The Sussex and Brighton Strategic Authority (SBSA) (Note: Legally the Sussex and Brighton Combined County Authority) is a strategic authority for the ceremonial counties of East Sussex and West Sussex in south-east England. Covering the historic county of Sussex, it was established as a combined county authority on 26 March 2026. Its creation is linked to the English Devolution and Community Empowerment Act 2026, first outlined in a white paper in 2024 by the Starmer ministry. SBSA will have a directly elected mayor who will be a member of the Mayoral Council for England and the Council of the Nations and Regions. The first mayoral election is scheduled for May 2028.

== Background ==
Formed in the 5th century as the Kingdom of Sussex in the region largely inhabited by the Romano-British Regni tribe, Sussex later became a county within England. By the 12th century, Sussex was administered as several districts known as Rapes and in the 1890s, although considered a single county, separate county councils for east and west, as well as independent county boroughs for its larger towns were established within it. In 1974 Sussex lost its status as a ceremonial county and separate posts of Lord Lieutenant were established for East and West Sussex. Sussex continues to be recognised as a single county or region for many purposes and in the 21st century a county day and a flag were established. There were calls for the devolution of powers from Whitehall to Sussex from former MP Lloyd Russell-Moyle and historian Chris Hare, while cultural historian Peter Brandon referred to the current division of Sussex into east and west as 'unnatural'.

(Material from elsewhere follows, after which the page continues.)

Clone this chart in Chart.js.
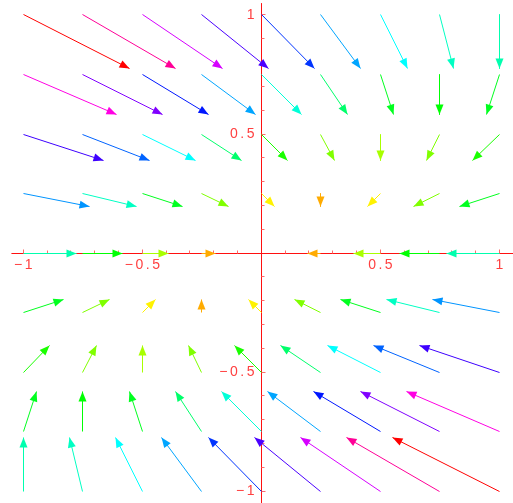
<!DOCTYPE html>
<html>
<head>
<meta charset="utf-8">
<script src="https://cdn.jsdelivr.net/npm/chart.js@4"></script>
<style>
html, body { margin: 0; padding: 0; background: #fff; }
#wrap { width: 513px; height: 503px; }
</style>
</head>
<body>
<div id="wrap"><canvas id="field"></canvas></div>
<script>
// Sample points of the field (columns left -> right, rows top -> bottom)
const GRID_X = [-1, -0.75, -0.5, -0.25, 0, 0.25, 0.5, 0.75, 1];
const GRID_Y = [1, 0.75, 0.5, 0.25, 0, -0.25, -0.5, -0.75, -1];

// horizontal component of each vector, one row per GRID_Y value
const U_ROWS = [
  [2, 1.75, 1.5, 1.25, 1, 0.75, 0.5, 0.25, 0],
  [1.75, 1.5, 1.25, 1, 0.75, 0.5, 0.25, 0, -0.25],
  [1.5, 1.25, 1, 0.75, 0.5, 0.25, 0, -0.25, -0.5],
  [1.25, 1, 0.75, 0.5, 0.25, 0, -0.25, -0.5, -0.75],
  [1, 0.75, 0.5, 0.25, 0, -0.25, -0.5, -0.75, -1],
  [0.75, 0.5, 0.25, 0, -0.25, -0.5, -0.75, -1, -1.25],
  [0.5, 0.25, 0, -0.25, -0.5, -0.75, -1, -1.25, -1.5],
  [0.25, 0, -0.25, -0.5, -0.75, -1, -1.25, -1.5, -1.75],
  [0, -0.25, -0.5, -0.75, -1, -1.25, -1.5, -1.75, -2]
];

// vertical component of each vector
const V_ROWS = [
  [-1, -1, -1, -1, -1, -1, -1, -1, -1],
  [-0.75, -0.75, -0.75, -0.75, -0.75, -0.75, -0.75, -0.75, -0.75],
  [-0.5, -0.5, -0.5, -0.5, -0.5, -0.5, -0.5, -0.5, -0.5],
  [-0.25, -0.25, -0.25, -0.25, -0.25, -0.25, -0.25, -0.25, -0.25],
  [0, 0, 0, 0, 0, 0, 0, 0, 0],
  [0.25, 0.25, 0.25, 0.25, 0.25, 0.25, 0.25, 0.25, 0.25],
  [0.5, 0.5, 0.5, 0.5, 0.5, 0.5, 0.5, 0.5, 0.5],
  [0.75, 0.75, 0.75, 0.75, 0.75, 0.75, 0.75, 0.75, 0.75],
  [1, 1, 1, 1, 1, 1, 1, 1, 1]
];

// axis ticks
const TICK_LABELS = [-1, -0.5, 0.5, 1];
const TICK_TEXT = ['\u22121', '\u22120.5', '0.5', '1'];
const MINOR_TICKS = [-1, -0.9, -0.8, -0.7, -0.6, -0.5, -0.4, -0.3, -0.2, -0.1,
                     0.1, 0.2, 0.3, 0.4, 0.5, 0.6, 0.7, 0.8, 0.9, 1];

// plot settings
const ARROW_SCALE = 0.2236;   // length of a unit vector in plot units
const HEAD_LEN = 10;
const HEAD_HALF = 4;
const AXIS_RED = '#ff1010';
const LABEL_RED = '#ff4040';

// colour by magnitude, full hue circle like Mathematica's Hue[]
const mags = U_ROWS.flatMap((row, r) => row.map((u, c) => Math.hypot(u, V_ROWS[r][c])));
const maxMag = Math.max(...mags);
const hueFor = m => `hsl(${(m / maxMag) * 360}, 100%, 50%)`;

// one small line dataset per arrow
const datasets = [];
GRID_Y.forEach((y, r) => {
  GRID_X.forEach((x, c) => {
    const u = U_ROWS[r][c], v = V_ROWS[r][c];
    const m = Math.hypot(u, v);
    if (m === 0) return; // nothing drawn at the fixed point
    const col = hueFor(m);
    datasets.push({
      data: [{x: x, y: y}, {x: x + u * ARROW_SCALE, y: y + v * ARROW_SCALE}],
      borderColor: col,
      backgroundColor: col,
      borderWidth: 1,
      pointRadius: 0,
      showLine: true,
      fill: false
    });
  });
});

// snap arrow ends to pixel centres so straight shafts stay 1px wide
const snapPlugin = {
  id: 'snap',
  afterUpdate(chart) {
    chart.data.datasets.forEach((ds, i) => {
      const meta = chart.getDatasetMeta(i);
      meta.data.forEach(p => {
        p.x = Math.round(p.x - 0.5) + 0.5;
        p.y = Math.round(p.y - 0.5) + 0.5;
      });
      if (meta.dataset) meta.dataset._path = undefined;
    });
  }
};

// draws the crossing axes, ticks and labels under the arrows
const axesPlugin = {
  id: 'axes',
  beforeDatasetsDraw(chart) {
    const {ctx, scales: {x: xs, y: ys}, chartArea} = chart;
    const x0 = Math.round(xs.getPixelForValue(0) - 0.5) + 0.5;
    const y0 = Math.round(ys.getPixelForValue(0) - 0.5) + 0.5;
    ctx.save();
    ctx.strokeStyle = AXIS_RED;
    ctx.lineWidth = 1;
    ctx.beginPath();
    ctx.moveTo(xs.getPixelForValue(-1.05), y0);
    ctx.lineTo(chartArea.right, y0);
    ctx.moveTo(x0, ys.getPixelForValue(1.05));
    ctx.lineTo(x0, chartArea.bottom);
    ctx.stroke();

    ctx.strokeStyle = '#ff6a6a';
    ctx.beginPath();
    MINOR_TICKS.forEach(t => {
      const len = (Math.abs(t * 2 - Math.round(t * 2)) < 1e-6) ? 4 : 3;
      const px = Math.round(xs.getPixelForValue(t) - 0.5) + 0.5;
      ctx.moveTo(px, y0);
      ctx.lineTo(px, y0 - len);
      const py = Math.round(ys.getPixelForValue(t) - 0.5) + 0.5;
      ctx.moveTo(x0, py);
      ctx.lineTo(x0 + len, py);
    });
    ctx.stroke();

    // spaced-out tick labels
    ctx.fillStyle = LABEL_RED;
    ctx.font = '14px "Liberation Sans", Arial, sans-serif';
    ctx.textBaseline = 'middle';
    ctx.textAlign = 'left';
    const spacing = 2.5;
    const drawSpaced = (txt, left, mid) => {
      let cx = left;
      for (const ch of txt) {
        ctx.fillText(ch, cx, mid);
        cx += ctx.measureText(ch).width + spacing;
      }
    };
    const widthOf = txt => [...txt].reduce((a, ch) => a + ctx.measureText(ch).width, 0) + spacing * (txt.length - 1);
    TICK_LABELS.forEach((t, i) => {
      const txt = TICK_TEXT[i];
      const w = widthOf(txt);
      drawSpaced(txt, xs.getPixelForValue(t) - w / 2, y0 + 12);
      drawSpaced(txt, x0 - 7 - w, ys.getPixelForValue(t) + 0.5);
    });
    ctx.restore();
  }
};

// filled arrowheads at the end of every shaft
const headsPlugin = {
  id: 'heads',
  afterDatasetsDraw(chart) {
    const ctx = chart.ctx;
    ctx.save();
    chart.data.datasets.forEach((ds, i) => {
      const pts = chart.getDatasetMeta(i).data;
      const a = pts[0], b = pts[1];
      const ang = Math.atan2(b.y - a.y, b.x - a.x);
      const cos = Math.cos(ang), sin = Math.sin(ang);
      const bx = b.x - HEAD_LEN * cos, by = b.y - HEAD_LEN * sin;
      ctx.fillStyle = ds.borderColor;
      ctx.beginPath();
      ctx.moveTo(b.x, b.y);
      ctx.lineTo(bx - HEAD_HALF * sin, by + HEAD_HALF * cos);
      ctx.lineTo(bx + HEAD_HALF * sin, by - HEAD_HALF * cos);
      ctx.closePath();
      ctx.fill();
    });
    ctx.restore();
  }
};

new Chart(document.getElementById('field'), {
  type: 'scatter',
  data: { datasets },
  options: {
    responsive: true,
    maintainAspectRatio: false,
    animation: false,
    events: [],
    layout: { padding: 0 },
    scales: {
      x: { type: 'linear', min: -1.098, max: 1.057, display: false },
      y: { type: 'linear', min: -1.050, max: 1.063, display: false }
    },
    plugins: {
      legend: { display: false },
      tooltip: { enabled: false }
    }
  },
  plugins: [snapPlugin, axesPlugin, headsPlugin]
});
</script>
</body>
</html>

The post of Sussex Police and Crime Commissioner was established in 2012 and in 2014 the Greater Brighton Economic Board was established to deliver strategic economic improvements across central parts of the region. Following contradicting proposals to establish devolved authorities for the Greater Brighton City Region and for East Sussex, West Sussex and Surrey (but not Brighton and Hove), a 2024 report for the Institute for Government recommended a single mayor for the Sussex region on the grounds of its economic geography, cultural identity and existing administrations, such as Sussex Police. At the same time, council leaders across Sussex came together to form a new partnership, following which Sussex was invited to join the UK Government's Devolution Priority Programme.

==Naming==
The Government has announced that the authority will be called the Sussex and Brighton Combined County Authority. Since Brighton is already part of the historic county of Sussex, the name alludes to the three top-level authorities at its establishment, i.e. East Sussex, West Sussex, and Brighton and Hove.

The name has been criticised as clumsy, diminishing to the historic integrity of Sussex, with calls from both East and West Sussex county councils for the name to simply be “Sussex”, as a stronger choice for the long term.

Upon launch, the authority adopted the corporate name Sussex and Brighton Strategic Authority.

== Membership ==
=== Constituent local authorities ===
Initial constituent membership:
- Brighton and Hove City Council
- East Sussex County Council
- West Sussex County Council
Expected constituent membership from April 2028:
- TBD (awaiting Secretary of State's decision on further technical consultation)

=== Board members ===
The combined county authority board consists of the following representatives:

| Name |  | Membership | Nominating authority |
|---|---|---|---|
|  | Vacant until May 2028 | Mayor of Sussex and Brighton, constituent | Direct election |
|  | Bella Sankey | Constituent | Brighton and Hove City Council |
|  | Jacob Taylor | Constituent | Brighton and Hove City Council |
|  | Andy Woolley | Constituent | East Sussex County Council |
|  | Pete Morley | Constituent | East Sussex County Council |
|  | Jay Mercer | Constituent | West Sussex County Council |
|  | Nicholas Russell | Constituent | West Sussex County Council |

In July 2026, the board decided that it would not appoint a single interim chairperson for the period until the mayor is in post, but members will take turns to chair meetings instead.